There's a chance, I think. ;-)

> diff --git a/kernel/power/disk.c b/kernel/power/disk.c
> index e24446f..90d6c1a 100644
> --- a/kernel/power/disk.c
> +++ b/kernel/power/disk.c
> @@ -87,7 +87,6 @@ static int prepare_processes(void)
>  	int error;
>  
>  	pm_prepare_console();
> -	sys_sync();
>  	disable_nonboot_cpus();
>  
>  	if (freeze_processes()) {
> diff --git a/kernel/power/process.c b/kernel/power/process.c
> index 02a1b3a..bd16e44 100644
> --- a/kernel/power/process.c
> +++ b/kernel/power/process.c
> @@ -16,7 +16,7 @@
>  /* 
>   * Timeout for stopping processes
>   */
> -#define TIMEOUT	(6 * HZ)
> +#define TIMEOUT	(60 * HZ)
>  
>  
>  static inline int freezeable(struct task_struct * p)
> @@ -54,32 +54,53 @@ void refrigerator(void)
>  	current->state = save;
>  }
>  
> +static void freeze_process(struct task_struct *p)
> +{
> +       unsigned long flags;
> +
> +       freeze(p);
> +       spin_lock_irqsave(&p->sighand->siglock, flags);
> +       signal_wake_up(p, 0);
> +       spin_unlock_irqrestore(&p->sighand->siglock, flags);
> +}
> +
>  /* 0 = success, else # of processes that we failed to stop */
>  int freeze_processes(void)
>  {
> -	int todo;
> +	int todo, user_frozen, nr_user;
>  	unsigned long start_time;
>  	struct task_struct *g, *p;
>  	unsigned long flags;
>  
>  	printk( "Stopping tasks: " );
>  	start_time = jiffies;
> +	user_frozen = 0;
>  	do {
> -		todo = 0;
> +		nr_user = todo = 0;
>  		read_lock(&tasklist_lock);
>  		do_each_thread(g, p) {
>  			if (!freezeable(p))
>  				continue;
>  			if (frozen(p))
>  				continue;
> -
> -			freeze(p);
> -			spin_lock_irqsave(&p->sighand->siglock, flags);
> -			signal_wake_up(p, 0);
> -			spin_unlock_irqrestore(&p->sighand->siglock, flags);
> -			todo++;
> +			if (p->mm) {

This one is too simplistic, it appears.  We should lock the task to check its mm
and there may be kernel threads with non-null mm (they have the
PF_BORROWED_MM flag set though, so we have to check this too).

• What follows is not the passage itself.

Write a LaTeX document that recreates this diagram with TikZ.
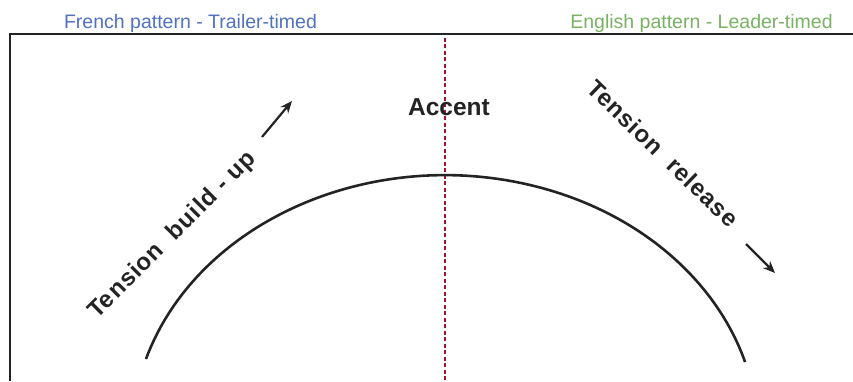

> +				/* The task is a user-space one. Freeze it */
> +				freeze_process(p);
> +				todo++;

I think you can drop this ...

> +				nr_user++;
> +			} else {
> +				/* Freeze only if the user space is frozen */
> +				if (user_frozen)
> +					freeze_process(p);
> +				todo++;
> +			}
>  		} while_each_thread(g, p);
>  		read_unlock(&tasklist_lock);

... if you do

 +		todo += nr_user;
> +		if (!user_frozen && !nr_user) {
> +			printk("sync");
> +			sys_sync();
> +		}
> +		user_frozen = !nr_user;
>  		yield();			/* Yield is okay here */
>  		if (todo && time_after(jiffies, start_time + TIMEOUT)) {
>  			printk( "\n" );
}-- debugging stuff snipped --{

Greetings,
Rafael